In his opening remarks, the Chancellor said that this last Spring Budget was about taking forward the current Government’s plan to prepare Britain for a brighter future.
In a fiscally neutral speech revealing spending and revenue raising measures across many different areas of government, what is perhaps more interesting is what he didn’t say – rather than what he did.
As our Business Confidence Monitor revealed last month, whilst the UK economy is doing better than expected at the moment, businesses are not making the investments in capital, research and development, growing exports and head count that will be required if the UK economy is to maintain current levels of economic growth. As the Chancellor himself said, it is this investment that will begin to fix the UK’s chronically poor productivity performance. Yet there was little to incentivise these businesses to take a longer term view and to get themselves positioned for the post-Brexit economy.

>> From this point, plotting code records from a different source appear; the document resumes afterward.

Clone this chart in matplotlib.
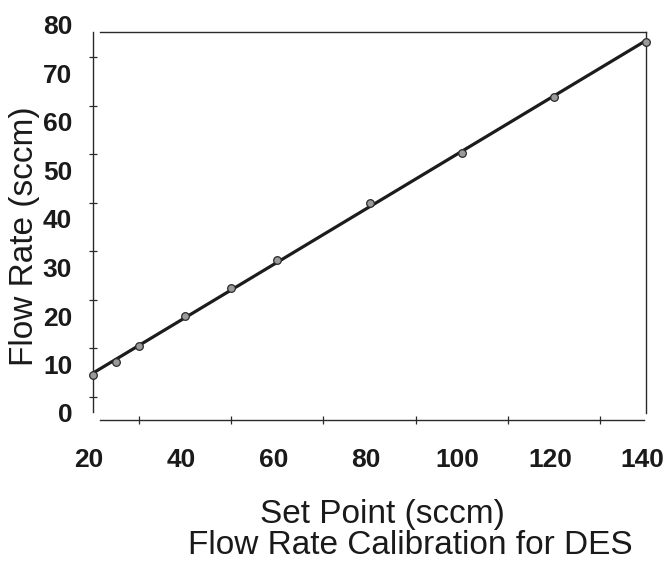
import matplotlib
matplotlib.use("Agg")
import matplotlib.pyplot as plt
import matplotlib.transforms as mtransforms
import numpy as np

# Data
set_point = [20, 25, 30, 40, 50, 60, 80, 100, 120, 140]
flow_rate = [7.8, 10.5, 13.8, 20.0, 25.8, 31.5, 43.3, 53.6, 65.2, 76.5]
x_tick_labels = [20, 40, 60, 80, 100, 120, 140]
y_tick_labels = [0, 10, 20, 30, 40, 50, 60, 70, 80]
x_minor = [30, 50, 70, 90, 110, 130]
y_minor = [3.4, 13.4, 23.4, 33.4, 43.4, 53.4, 63.4, 73.4]

plt.rcParams['font.family'] = ['Liberation Sans', 'DejaVu Sans']

W, H = 672, 562
fig = plt.figure(figsize=(W / 100, H / 100), dpi=100)
ax = fig.add_axes([93 / W, (H - 413) / H, 553 / W, 388 / H])
ax.set_xlim(20, 140)
ax.set_ylim(0, 80)

# fitted calibration line
coef = np.polyfit(set_point, flow_rate, 1)
xs = np.array([set_point[0], set_point[-1]])
ax.plot(xs, np.polyval(coef, xs), color='#1c1c1c', lw=2.3, solid_capstyle='butt',
        clip_on=False, zorder=3)
ax.plot(set_point, flow_rate, linestyle='none', marker='o', ms=5.5,
        mfc='#9a9a9a', mec='#2a2a2a', mew=0.9, clip_on=False, zorder=4)

spine_col = '#2a2a2a'
for s in ax.spines.values():
    s.set_color(spine_col)
    s.set_linewidth(1.0)
ax.spines['left'].set_bounds(0.2, 78.55)
ax.spines['right'].set_bounds(0.0, 78.55)
ax.spines['top'].set_position(('data', 78.55))
ax.spines['top'].set_bounds(21.5, 140)
ax.spines['bottom'].set_position(('data', -1.45))
ax.spines['bottom'].set_bounds(21.5, 139.5)

ax.set_xticks(x_tick_labels)
ax.set_xticklabels([str(v) for v in x_tick_labels])
ax.set_yticks(y_tick_labels)
ax.set_yticklabels([str(v) for v in y_tick_labels])
ax.set_xticks(x_minor, minor=True)
ax.set_yticks(y_minor, minor=True)

ax.tick_params(which='major', length=0)
ax.tick_params(axis='x', which='major', pad=20, labelsize=19, colors='#1a1a1a')
ax.tick_params(axis='y', which='major', pad=15, labelsize=19, colors='#1a1a1a')
ax.tick_params(which='minor', direction='inout', length=6, width=0.9, color=spine_col)
shift = mtransforms.ScaledTranslation(-4 / 100, 0, fig.dpi_scale_trans)
for lab in ax.get_xticklabels():
    lab.set_fontweight('bold')
    lab.set_transform(lab.get_transform() + shift)
for lab in ax.get_yticklabels():
    lab.set_fontweight('bold')

fig.text(382 / W, (H - 523) / H, 'Set Point (sccm)', ha='center', va='baseline',
         fontsize=24, color='#1a1a1a')
fig.text(25 / W, (H - 236) / H, 'Flow Rate (sccm)', ha='center', va='center',
         rotation=90, fontsize=24, color='#1a1a1a')
fig.text(410 / W, (H - 554) / H, 'Flow Rate Calibration for DES', ha='center',
         va='baseline', fontsize=24, color='#1a1a1a')

fig.savefig('out.png', dpi=100)
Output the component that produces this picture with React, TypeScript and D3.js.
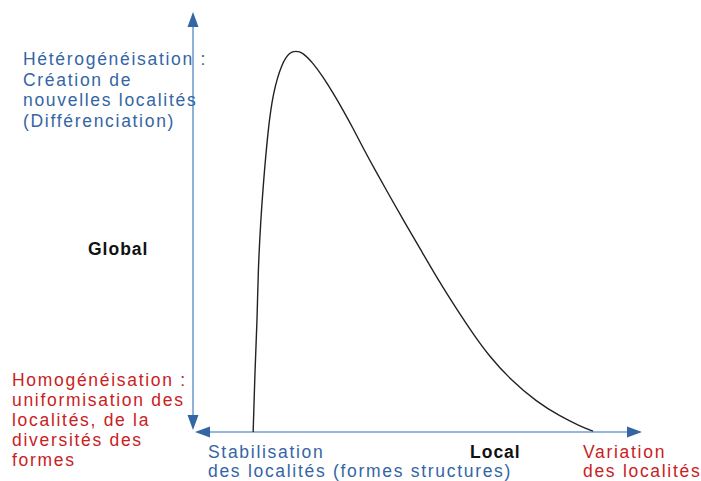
import * as d3 from 'd3'

const W = 701
const H = 481

// curve, in axis units (0..100 on both axes)
const curveX = [13.4, 13.8, 14.3, 14.5, 15.1, 15.6, 16.7, 17.8, 19.8, 21.6, 22.9, 24.3, 26.7, 29.0, 31.2, 33.4, 35.6, 37.9, 40.8, 43.9, 47.2, 50.6, 55.0, 58.4, 62.4, 66.1, 70.6, 76.6, 81.7, 86.2, 89.1]
const curveY = [0, 14.8, 26.7, 38.6, 50.5, 58.3, 71.9, 80.7, 87.9, 90.5, 90.7, 90.5, 87.9, 84.5, 80.7, 76.7, 72.4, 67.6, 61.9, 56.0, 49.8, 43.6, 35.5, 29.8, 23.3, 17.9, 12.6, 7.1, 3.8, 1.4, 0.2]

const topLines = ['Hétérogénéisation :', 'Création de', 'nouvelles localités', '(Différenciation)']
const bottomLines = ['Homogénéisation :', 'uniformisation des', 'localités, de la', 'diversités des', 'formes']
const stabLines = ['Stabilisation', 'des localités (formes structures)']
const variationLines = ['Variation', 'des localités']

const BLUE = '#3465a4'
const LINE_BLUE = '#729fcf'
const RED = '#c9211e'
const FONT = '"Liberation Sans", Arial, sans-serif'

const x = d3.scaleLinear().domain([0, 100]).range([193, 642])
const y = d3.scaleLinear().domain([0, 100]).range([432, 12])

function arrow(tx: number, ty: number, dir: 'up' | 'down' | 'left' | 'right') {
  const L = 15
  const hw = 5.5
  let pts: [number, number][]
  if (dir === 'up') pts = [[tx, ty], [tx - hw, ty + L], [tx + hw, ty + L]]
  else if (dir === 'down') pts = [[tx, ty], [tx - hw, ty - L], [tx + hw, ty - L]]
  else if (dir === 'left') pts = [[tx, ty], [tx + L, ty - hw], [tx + L, ty + hw]]
  else pts = [[tx, ty], [tx - L, ty - hw], [tx - L, ty + hw]]
  return <polygon points={pts.map(p => p.join(',')).join(' ')} fill={BLUE} />
}

function Block({ lines, x0, y0, color, step = 20.3 }: { lines: string[]; x0: number; y0: number; color: string; step?: number }) {
  return (
    <g fontFamily={FONT} fontSize={17.5} letterSpacing={1.7} fill={color}>
      {lines.map((l, i) => (
        <text key={i} x={x0} y={y0 + i * step}>{l}</text>
      ))}
    </g>
  )
}

export default function App() {
  const pts: [number, number][] = curveX.map((v, i) => [v, curveY[i]])
  const line = d3.line<[number, number]>()
    .x(d => x(d[0]))
    .y(d => y(d[1]))
    .curve(d3.curveBasis)

  const x0 = x(0)
  const y0 = y(0)

  return (
    <svg width={W} height={H} style={{ position: 'absolute', left: 0, top: 0, background: '#fff' }}>
      {/* axes */}
      <line x1={x0} y1={y(100) + 10} x2={x0} y2={y0 - 8} stroke={LINE_BLUE} strokeWidth={1.6} />
      <line x1={x0 + 8} y1={y0} x2={x(100) - 10} y2={y0} stroke={LINE_BLUE} strokeWidth={1.6} />
      {arrow(x0, y(100), 'up')}
      {arrow(x0, y0 - 2, 'down')}
      {arrow(x0 + 2, y0, 'left')}
      {arrow(x(100), y0, 'right')}

      <path d={line(pts) ?? ''} fill="none" stroke="#222" strokeWidth={1.4} />

      <Block lines={topLines} x0={23} y0={65} color={BLUE} step={20.5} />
      <Block lines={bottomLines} x0={12} y0={386} color={RED} step={20} />
      <Block lines={stabLines} x0={208} y0={458} color={BLUE} step={18.5} />
      <Block lines={variationLines} x0={583} y0={458} color={RED} step={18.5} />

      <text x={88} y={255} fontFamily={FONT} fontSize={17.5} fontWeight="bold" letterSpacing={1} fill="#111">Global</text>
      <text x={470} y={458} fontFamily={FONT} fontSize={17.5} fontWeight="bold" letterSpacing={1} fill="#111">Local</text>
    </svg>
  )
}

Nor did he really tackle the growing regulatory burdens that businesses, particularly small ones, are facing as a result of measures introduced in previous budgets. The delay in Making Tax Digital for those businesses with turnover under the VAT threshold was a great first step and now gives us time to judge the impact the changes will have based on experience with a live system.
Of course, getting the UK economy match fit for Brexit will be equivalent to a marathon, rather than a sprint. And at this stage in the process, a more low key (or boring) budget may be just what was needed. The Chancellor applied sticking plasters where they were needed and perhaps wisely gave himself some room for manoeuvre in uncertain times.
The real changes are likely to come later in the year when the Chancellor unveils his first Autumn Budget.